Yes... I have blocked out my name so that you can't see all the other (hilarious) answers to qus that i've written...

Knowing this made me understand previous situations:
Hahaha the person is so mysterious. WHO CAN IT BE?
Of course, having found this out I, like any other confused person in the world, got confused about how many xs would be appropriate to give to people. This is because if you are going to deliberately give someone xs, you need to know how many they need. I mean, if I’m texting the woman whose kids I babysit, does she deserve an x? When you always send xs then a text message looks a bit sad without one. It looks like it IS deliberate and although the message is perfectly friendly you are venting out your anger by not putting an x. Additionally, I don’t want to give out my xs too freely, I mean, people need to work for xs. This is starting to sound weird so I’m going to stop, but you get me.
The worst thing about xs though, is that you don’t know what the other person means by them. FOR EXAMPLE, I do not equate how much I like you with how many xs I give you. In fact, most of the time I forget to give xs because I hit send so fast (fast typer problems). But, what if some people are directly showing how much they like you by how many xs they give you? What if they’ve got some creepy little list at the back of their pad of paper (because everyone sometimes needs paper) which says how many xs mean what. WOAH. Talk about subliminal messages. Forget about body language and all that psychological crap, the number of xs people gives you tells all (unless, of course, it doesn’t.)
Because you can’t just think that if someone gives you lots of xs then they like you more. Cor, if you were thinking this, you were thinking simplistically, my friend. What if they give you loads of xs and you think they are like in love with you, when really they are IRONIC xs? OMG. Who knew that xs could be ironic? Well, now you do. They can mock, too. And then if you reply with precisely 11 xs too, then jeez you should be embarrassed.
So, I have put together a scale (in order to put off revising for as long as possible) that should be used universally, of what each number of xs should mean:
[none]: this person either wants you to die a slow and painful death (possibly caused by them) or they forgot. It is your call, make the right decision though, because your life depends on it.

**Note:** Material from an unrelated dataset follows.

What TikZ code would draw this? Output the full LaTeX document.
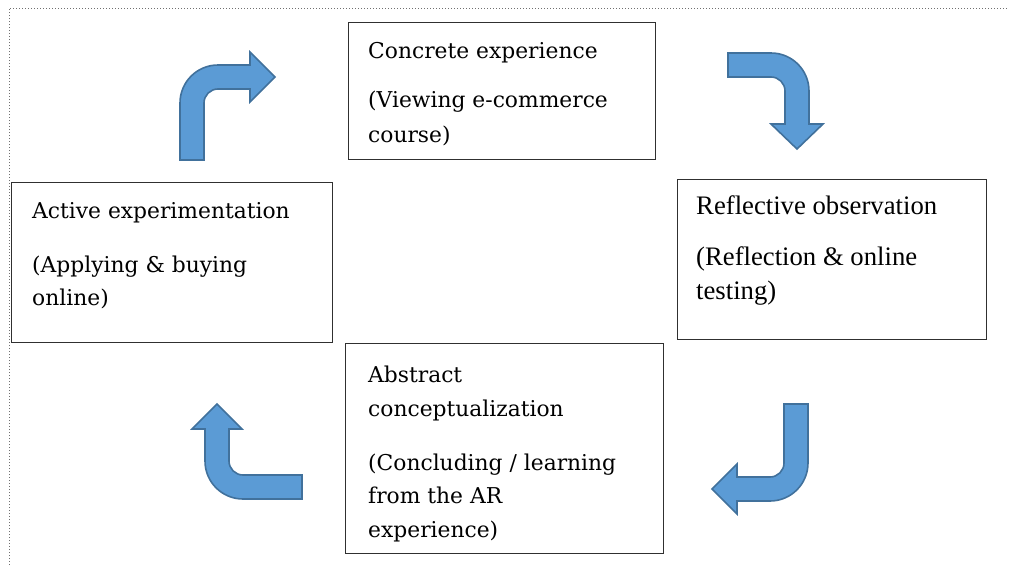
\documentclass[tikz,border=0pt]{standalone}
\usepackage{fontspec}
\newfontfamily\camfont{DejaVu Serif}
\newfontfamily\tmsfont{Liberation Serif}
\definecolor{arrowfill}{HTML}{5B9BD5}
\definecolor{arrowline}{HTML}{41719C}
\definecolor{boxline}{HTML}{303030}
\definecolor{borderdots}{HTML}{707070}
\begin{document}
\begin{tikzpicture}[x=1pt,y=-1pt,
  box/.style={draw=boxline, line width=1.3pt, anchor=north west, inner sep=0pt},
  bluearrow/.style={fill=arrowfill, draw=arrowline, line width=1.6pt, line join=miter},
  txt/.style={anchor=base west, inner sep=0pt, font=\camfont\fontsize{21.8}{26}\selectfont},
  txtt/.style={anchor=base west, inner sep=0pt, font=\tmsfont\fontsize{26.7}{30}\selectfont}]
\useasboundingbox (0,0) rectangle (1009,565);
\draw[borderdots, dotted, line width=1pt] (9,565) -- (9,8) -- (1009,8);

% boxes
\node[box, minimum width=307pt, minimum height=137pt] (ce) at (348,22) {};
\node[box, minimum width=321pt, minimum height=160pt] (ae) at (11,182) {};
\node[box, minimum width=309pt, minimum height=160pt] (ro) at (677,179) {};
\node[box, minimum width=318pt, minimum height=210pt] (ac) at (345,343) {};

% texts
\node[txt] (ce1) at (368,58) {Concrete experience};
\node[txt] (ce2) at (368,107) {(Viewing e-commerce};
\node[txt] (ce3) at (368,142) {course)};

\node[txt] (ae1) at (32,218) {Active experimentation};
\node[txt] (ae2) at (32,272) {(Applying \& buying};
\node[txt] (ae3) at (32,305) {online)};

\node[txtt] (ro1) at (696,214) {Reflective observation};
\node[txtt] (ro2) at (696,265) {(Reflection \& online};
\node[txtt] (ro3) at (696,299) {testing)};

\node[txt] (ac1) at (368,382) {Abstract};
\node[txt] (ac2) at (368,416) {conceptualization};
\node[txt] (ac3) at (368,470) {(Concluding / learning};
\node[txt] (ac4) at (368,503) {from the AR};
\node[txt] (ac5) at (368,537) {experience)};

% bent block arrows
\draw[bluearrow] (180,160) -- (180,103) .. controls (180,82) and (197,65) .. (218,65)
  -- (250,65) -- (250,52) -- (275,77) -- (250,102) -- (250,89) -- (218,89)
  .. controls (210.3,89) and (204,95.3) .. (204,103) -- (204,160) -- cycle;

\draw[bluearrow] (728,53) -- (771,53) .. controls (792,53) and (809,70) .. (809,91)
  -- (809,124) -- (823,124) -- (797,149) -- (771,124) -- (785,124) -- (785,91)
  .. controls (785,83.3) and (778.7,77) .. (771,77) -- (728,77) -- cycle;

\draw[bluearrow] (784,404) -- (808,404) -- (808,463) .. controls (808,484) and (791,501) .. (770,501)
  -- (737,501) -- (737,514) -- (712,489) -- (737,464) -- (737,477) -- (770,477)
  .. controls (777.7,477) and (784,470.7) .. (784,463) -- cycle;

\draw[bluearrow] (302,475) -- (302,499) -- (243,499) .. controls (222,499) and (205,482) .. (205,461)
  -- (205,429) -- (192,429) -- (217,404) -- (242,429) -- (229,429) -- (229,461)
  .. controls (229,468.7) and (235.3,475) .. (243,475) -- cycle;
\end{tikzpicture}
\end{document}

x: a sad little x, isn’t it? All lonely, standing there on it’s own. This person feels obliged to give you an x, because they’ve thought about xs, but they didn’t want you to get the wrong idea. This known in the trade as the ‘polite x’.

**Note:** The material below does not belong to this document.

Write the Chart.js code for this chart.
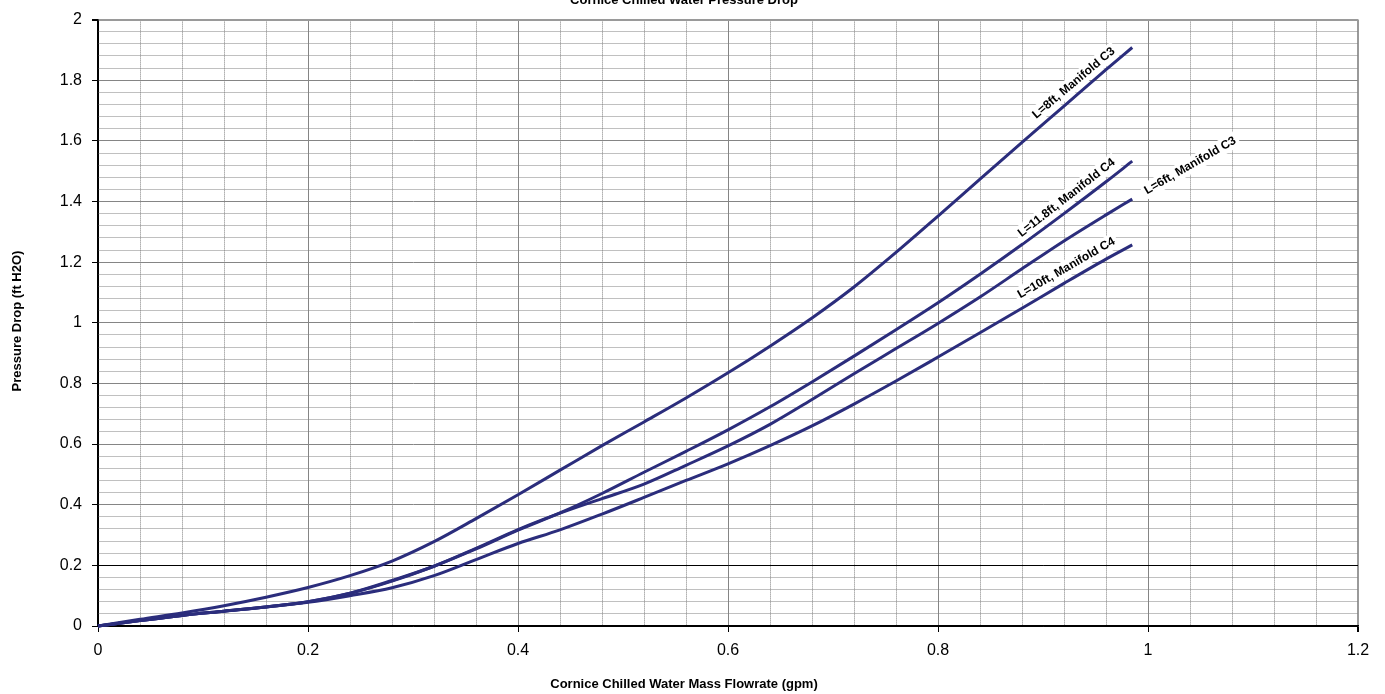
<!DOCTYPE html>
<html>
<head>
<meta charset="utf-8">
<script src="https://cdn.jsdelivr.net/npm/chart.js@4.4.0/dist/chart.umd.min.js"></script>
<style>
  html, body { margin: 0; padding: 0; background: #fff; }
  #wrap { width: 1385px; height: 694px; }
</style>
</head>
<body>
<div id="wrap"><canvas id="pressureChart" width="1385" height="694"></canvas></div>
<script>
// Flowrate samples (gpm), shared by every curve
const flowrates = [0, 0.04, 0.08, 0.12, 0.16, 0.2, 0.24, 0.28, 0.32, 0.36, 0.4, 0.44, 0.48,
  0.52, 0.56, 0.6, 0.64, 0.68, 0.72, 0.76, 0.8, 0.84, 0.88, 0.92, 0.96, 0.985];

// Pressure drop (ft H2O) for each manifold / length
const drop8ftC3 = [0, 0.022, 0.043, 0.067, 0.095, 0.127, 0.166, 0.214, 0.278, 0.354, 0.433, 0.514, 0.595,
  0.673, 0.752, 0.835, 0.923, 1.016, 1.118, 1.232, 1.352, 1.474, 1.595, 1.715, 1.835, 1.908];
const drop118ftC4 = [0, 0.018, 0.035, 0.049, 0.063, 0.08, 0.108, 0.148, 0.197, 0.254, 0.316, 0.373, 0.437,
  0.507, 0.576, 0.647, 0.723, 0.805, 0.89, 0.977, 1.066, 1.16, 1.258, 1.36, 1.465, 1.533];
const drop6ftC3 = [0, 0.018, 0.035, 0.049, 0.063, 0.08, 0.108, 0.15, 0.197, 0.256, 0.318, 0.372, 0.42,
  0.468, 0.53, 0.594, 0.665, 0.747, 0.832, 0.915, 0.998, 1.085, 1.178, 1.27, 1.356, 1.408];
const drop10ftC4 = [0, 0.018, 0.035, 0.049, 0.063, 0.078, 0.1, 0.126, 0.166, 0.219, 0.272, 0.317, 0.369,
  0.424, 0.48, 0.535, 0.595, 0.66, 0.732, 0.808, 0.887, 0.967, 1.048, 1.13, 1.21, 1.257];

const seriesNames = ["L=8ft, Manifold C3", "L=11.8ft, Manifold C4", "L=6ft, Manifold C3", "L=10ft, Manifold C4"];
const seriesValues = [drop8ftC3, drop118ftC4, drop6ftC3, drop10ftC4];

const chartTitle = "Cornice Chilled Water Pressure Drop";
const xTitle = "Cornice Chilled Water Mass Flowrate (gpm)";
const yTitle = "Pressure Drop (ft H2O)";

const lineColor = "#2b2d7c";

// where each curve label sits: flowrate anchor, angle, shift along the line, shift off the line
const labelSpots = [
  { at: 0.936, angle: 40, along: 0, off: 11 },
  { at: 0.929, angle: 38, along: 0, off: 11 },
  { at: 0.985, angle: 30, along: 67, off: 0 },
  { at: 0.928, angle: 30, along: 0, off: 12 },
];

function isMajor(v) {
  const k = v / 0.2;
  return Math.abs(k - Math.round(k)) < 1e-6;
}

function majorLabel(v) {
  return isMajor(v) ? String(+v.toFixed(1)) : "";
}

function valueAt(xs, ys, x) {
  for (let i = 1; i < xs.length; i++) {
    if (x <= xs[i]) {
      const t = (x - xs[i - 1]) / (xs[i] - xs[i - 1]);
      return ys[i - 1] + t * (ys[i] - ys[i - 1]);
    }
  }
  return ys[ys.length - 1];
}

function gridColor(top, specialBlack) {
  return (ctx) => {
    if (!ctx.tick) return "#808080";
    const v = ctx.tick.value;
    if (Math.abs(v) < 1e-9) return "#000";
    if (specialBlack && Math.abs(v - 0.2) < 1e-9) return "#000";
    if (Math.abs(v - top) < 1e-9) return "#9a9a9a";
    return isMajor(v) ? "#858585" : "#808080";
  };
}

function gridWidth(top) {
  return (ctx) => {
    if (!ctx.tick) return 1;
    return Math.abs(ctx.tick.value - top) < 1e-9 ? 2 : 1;
  };
}

// plugin: clipped title, axis titles and labels along the curves
const textPlugin = {
  id: "textPlugin",
  afterDraw(chart) {
    const ctx = chart.ctx;
    const xs = chart.scales.x;
    const ys = chart.scales.y;
    ctx.save();
    ctx.fillStyle = "#000";
    ctx.textAlign = "center";
    ctx.textBaseline = "alphabetic";
    ctx.font = "bold 13px 'Liberation Sans', Arial, sans-serif";
    ctx.fillText(chartTitle, 684, 4);
    ctx.textBaseline = "middle";
    ctx.fillText(xTitle, 684, 684);
    ctx.save();
    ctx.translate(17, 321);
    ctx.rotate(-Math.PI / 2);
    ctx.fillText(yTitle, 0, 0);
    ctx.restore();

    ctx.font = "bold 12px 'Liberation Sans', Arial, sans-serif";
    labelSpots.forEach((spot, i) => {
      const px = xs.getPixelForValue(spot.at);
      const py = ys.getPixelForValue(valueAt(flowrates, seriesValues[i], spot.at));
      const a = spot.angle * Math.PI / 180;
      const cx = px + spot.along * Math.cos(a) - spot.off * Math.sin(a);
      const cy = py - spot.along * Math.sin(a) - spot.off * Math.cos(a);
      const w = ctx.measureText(seriesNames[i]).width;
      ctx.save();
      ctx.translate(cx, cy);
      ctx.rotate(-a);
      ctx.fillStyle = "#fff";
      ctx.fillRect(-w / 2 - 3, -8, w + 6, 16);
      ctx.fillStyle = "#000";
      ctx.fillText(seriesNames[i], 0, 0);
      ctx.restore();
    });
    ctx.restore();
  },
};

const datasets = seriesValues.map((vals, i) => ({
  label: seriesNames[i],
  data: flowrates.map((x, j) => ({ x: x, y: vals[j] })),
  borderColor: lineColor,
  borderWidth: 3,
  pointRadius: 0,
  fill: false,
  cubicInterpolationMode: "monotone",
  clip: false,
}));

new Chart(document.getElementById("pressureChart"), {
  type: "line",
  data: { datasets: datasets },
  plugins: [textPlugin],
  options: {
    responsive: false,
    animation: false,
    devicePixelRatio: 1,
    layout: { padding: { top: 16, right: 27, left: 0, bottom: 0 } },
    plugins: { legend: { display: false }, tooltip: { enabled: false } },
    scales: {
      x: {
        type: "linear",
        min: 0,
        max: 1.2,
        afterFit: (scale) => { scale.height = 68; },
        ticks: {
          stepSize: 0.04,
          maxTicksLimit: 100,
          autoSkip: false,
          maxRotation: 0,
          padding: 9,
          color: "#000",
          font: { family: "'Liberation Sans', Arial, sans-serif", size: 16 },
          callback: (v) => majorLabel(v),
        },
        grid: {
          color: gridColor(1.2, false),
          lineWidth: gridWidth(1.2),
          tickLength: 6,
          tickColor: (ctx) => (ctx.tick && isMajor(ctx.tick.value) ? "#000" : "rgba(0,0,0,0)"),
        },
        border: {
          color: "#000",
          width: 1.5,
          dash: (ctx) => (ctx.tick && !isMajor(ctx.tick.value) ? [1, 1] : []),
        },
      },
      y: {
        type: "linear",
        min: 0,
        max: 2,
        afterFit: (scale) => { scale.width = 98; },
        ticks: {
          stepSize: 0.04,
          maxTicksLimit: 100,
          autoSkip: false,
          padding: 10,
          color: "#000",
          font: { family: "'Liberation Sans', Arial, sans-serif", size: 16 },
          callback: (v) => majorLabel(v),
        },
        grid: {
          color: gridColor(2, true),
          lineWidth: gridWidth(2),
          tickLength: 6,
          tickColor: (ctx) => (ctx.tick && isMajor(ctx.tick.value) ? "#000" : "rgba(0,0,0,0)"),
        },
        border: {
          color: "#000",
          width: 1.5,
          dash: (ctx) => (ctx.tick && !isMajor(ctx.tick.value) ? [1, 1] : []),
        },
      },
    },
  },
});
</script>
</body>
</html>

xx: a nice number to send to an acquaintance. This person is like, ‘hey man you’re alright, have two xs’. This is the optimum number of xs to send if you are confused about how many to send. The motto in this crazy world is always IF IN DOUBT, HAVE TWO (because we are obsessed with materialism).

xxx: this person is clearly a fan - well done getting someone to like you! Congrats, you’ve made a friend! Therefore, this is a friend number of xs.

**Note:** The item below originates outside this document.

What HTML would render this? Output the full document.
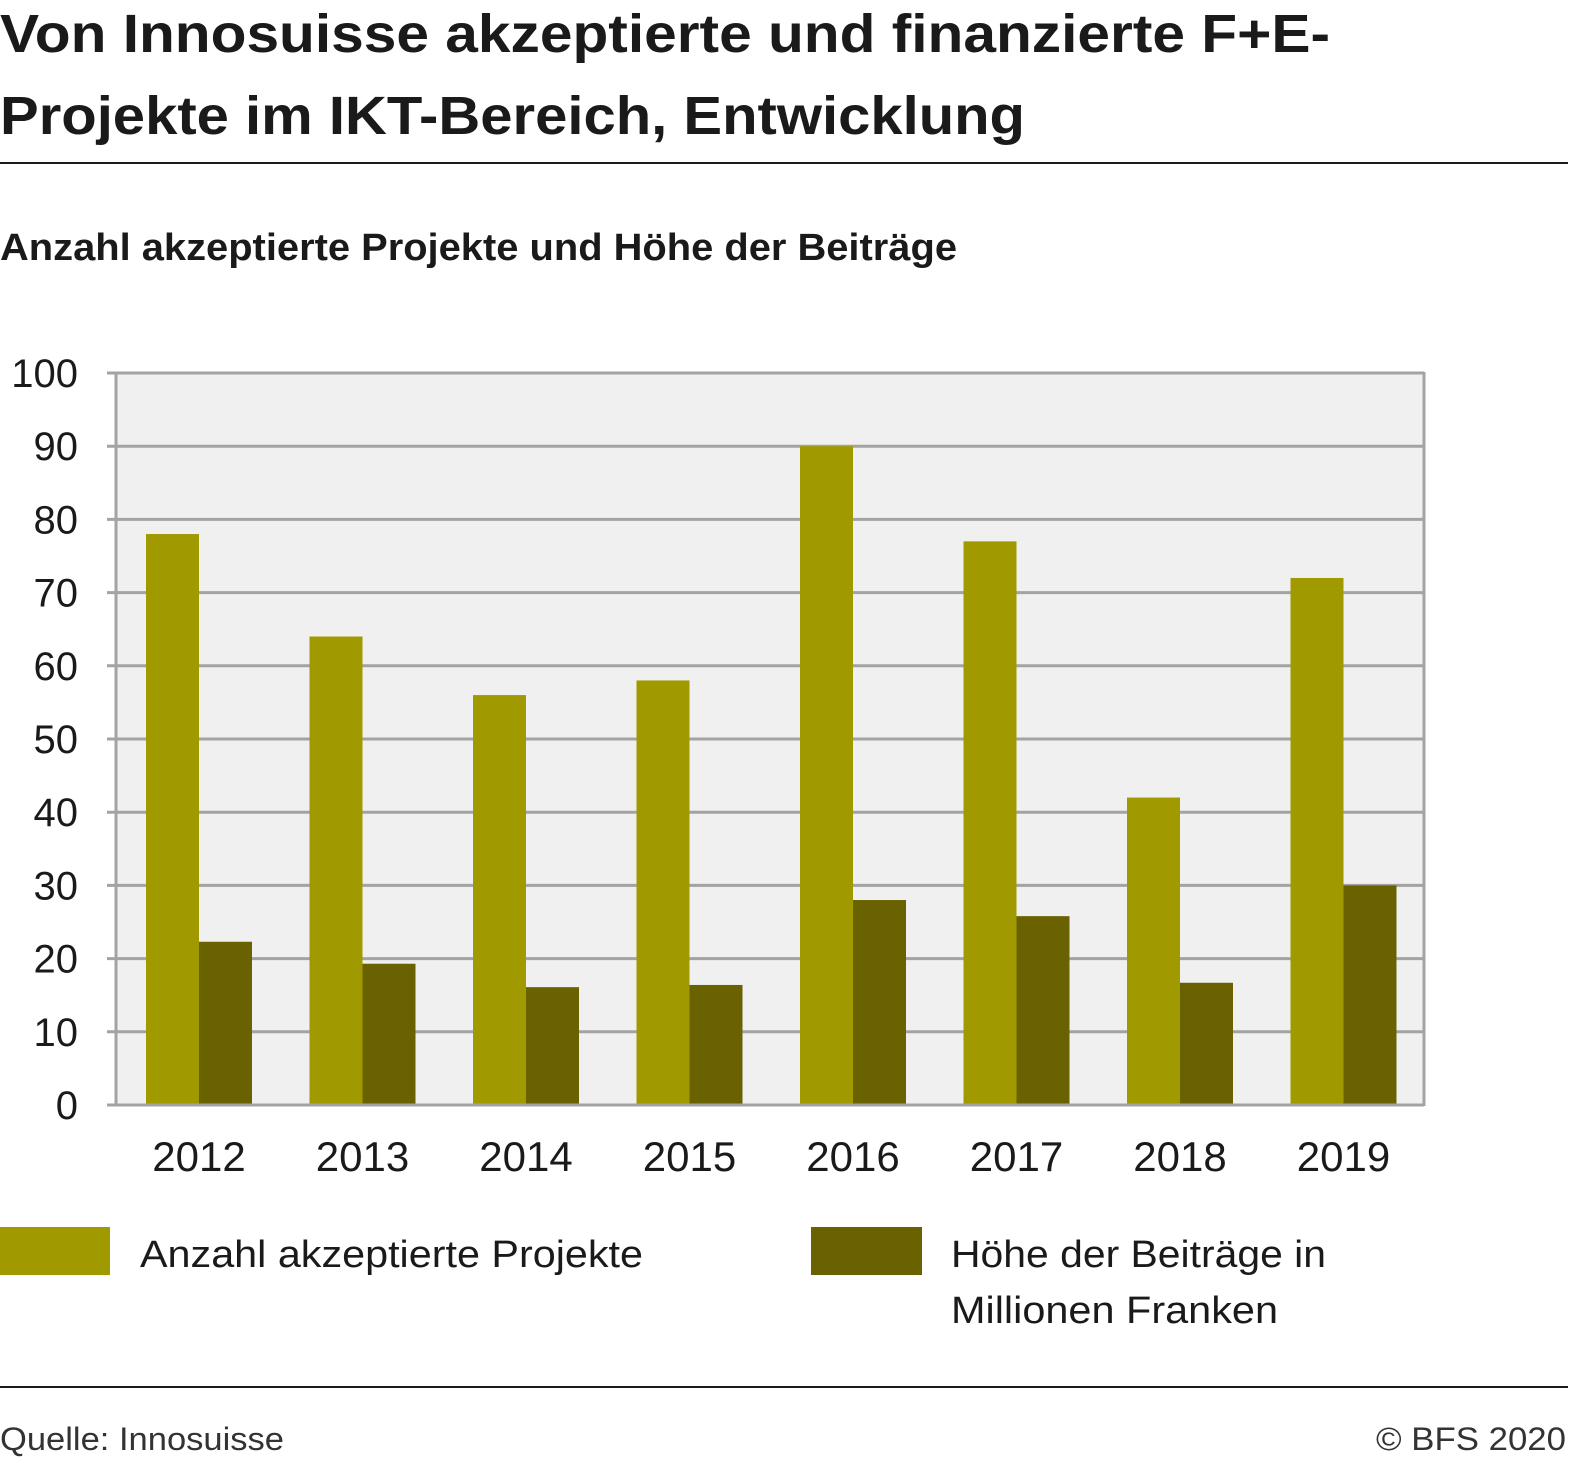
<!DOCTYPE html>
<html><head><meta charset="utf-8">
<style>
html,body{margin:0;padding:0;background:#fff;}
svg{display:block;font-family:"Liberation Sans",sans-serif;}
</style></head>
<body>
<svg id="chart" width="1572" height="1464" viewBox="0 0 1572 1464" xmlns="http://www.w3.org/2000/svg">
<text x="0" y="52" font-size="54" font-weight="bold" fill="#1a1a1a" textLength="1330" lengthAdjust="spacingAndGlyphs">Von Innosuisse akzeptierte und finanzierte F+E-</text>
<text x="0" y="134" font-size="54" font-weight="bold" fill="#1a1a1a" textLength="1025" lengthAdjust="spacingAndGlyphs">Projekte im IKT-Bereich, Entwicklung</text>
<rect x="0" y="162" width="1568" height="2" fill="#1a1a1a"/>
<text x="0" y="260" font-size="38" font-weight="bold" fill="#1a1a1a" textLength="957" lengthAdjust="spacingAndGlyphs">Anzahl akzeptierte Projekte und Höhe der Beiträge</text>
<rect x="116" y="373" width="1308" height="732" fill="#f0f0f0"/>
<g id="grid"></g>
<g id="bars"></g>
<g id="xlabels"></g>
<rect x="0" y="1227" width="110" height="48" fill="#a09a00"/>
<text x="140" y="1267" font-size="38" fill="#1a1a1a" textLength="503" lengthAdjust="spacingAndGlyphs">Anzahl akzeptierte Projekte</text>
<rect x="811" y="1227" width="111" height="48" fill="#6a6200"/>
<text x="951" y="1267" font-size="38" fill="#1a1a1a" textLength="375" lengthAdjust="spacingAndGlyphs">Höhe der Beiträge in</text>
<text x="951" y="1323" font-size="38" fill="#1a1a1a" textLength="327" lengthAdjust="spacingAndGlyphs">Millionen Franken</text>
<rect x="0" y="1386" width="1568" height="2" fill="#1a1a1a"/>
<text x="0" y="1450" font-size="32" fill="#333" textLength="284" lengthAdjust="spacingAndGlyphs">Quelle: Innosuisse</text>
<text x="1566" y="1450" font-size="32" fill="#333" text-anchor="end" textLength="190" lengthAdjust="spacingAndGlyphs">© BFS 2020</text>
</svg>
<script>
const categories = ["2012","2013","2014","2015","2016","2017","2018","2019"];
const projekte = [78,64,56,58,90,77,42,72];
const beitraege = [22.3,19.3,16.1,16.4,28,25.8,16.7,30];
const yTicks = [0,10,20,30,40,50,60,70,80,90,100];

const NS="http://www.w3.org/2000/svg";
const x0=116,x1=1424,yTop=373,yBot=1105,yMax=100;
const y=v=>yBot-(v/yMax)*(yBot-yTop);
const groupW=(x1-x0)/categories.length;
const barW=53, pad=30;
function mk(tag,attrs,parent){const e=document.createElementNS(NS,tag);for(const k in attrs)e.setAttribute(k,attrs[k]);parent.appendChild(e);return e;}
const grid=document.getElementById('grid'),bars=document.getElementById('bars'),xl=document.getElementById('xlabels');
yTicks.forEach(t=>{
  const l=mk('line',{x1:107,x2:x1,y1:y(t),y2:y(t),stroke:'#a3a3a3','stroke-width':3},grid);
  
  
  const tx=mk('text',{x:78,y:y(t)+14,'font-size':40,'text-anchor':'end',fill:'#1a1a1a'},grid);
  tx.textContent=t;
  
  
});
const ax=mk('line',{x1:116,x2:116,y1:yTop-1,y2:yBot+1,stroke:'#a3a3a3','stroke-width':3},grid);


const ax2=mk('line',{x1:x1,x2:x1,y1:yTop-1,y2:yBot+1,stroke:'#a3a3a3','stroke-width':3},grid);


categories.forEach((c,i)=>{
  const gx=x0+i*groupW+pad;
  const b1=mk('rect',{x:gx,y:y(projekte[i]),width:barW,height:yBot-y(projekte[i]),fill:'#a09a00'},bars);
  
  
  const b2=mk('rect',{x:gx+barW,y:y(beitraege[i]),width:barW,height:yBot-y(beitraege[i]),fill:'#6a6200'},bars);
  
  
  const t=mk('text',{x:gx+barW,y:1171,'font-size':42,'text-anchor':'middle',fill:'#1a1a1a'},xl);
  t.textContent=c;
  
  
});
const base=mk('line',{x1:107,x2:x1,y1:yBot,y2:yBot,stroke:'#a3a3a3','stroke-width':3},bars);


</script>
</body></html>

xxxx: this person is a bit keen.

xxxxx: this person is probably in love with you. GO FOR IT.

xxxxxx: ^^

xxxxxxx: this person probably started doing xs and then forgot to take their finger off the button. It happens to the best of us.

xxxxxxxx: this is a symbolic number, because if you look carefully, you can see that there are 8 xs here. Obviously, this person wanted to tell you that they’re in love with you, but chickened out and so decided to tell you IN CODE. Instead of saying, ‘iloveyou’ they have said, ‘xxxxxxxx’ because they are hoping that your brains are so in tune that you will read the code and respond appropriately. If someone sends you 8 xs then there is NO WAY that they are not in love with you. When you tell them this and they deny that it is not true, they clearly have just not realised yet because it was subconscious.

xxxxxxxxx: this looks sarcastic. It’s like, ‘haha you think we’re such good friends so I’ll give you loads of xs but really I WANT YOU TO DIE.’

xxxxxxxxxx: this person is an idiot/ joker (depends who they are/what you think of them).

So we should all use this. OR we could just stop doing the whole x thing and go back to being normal?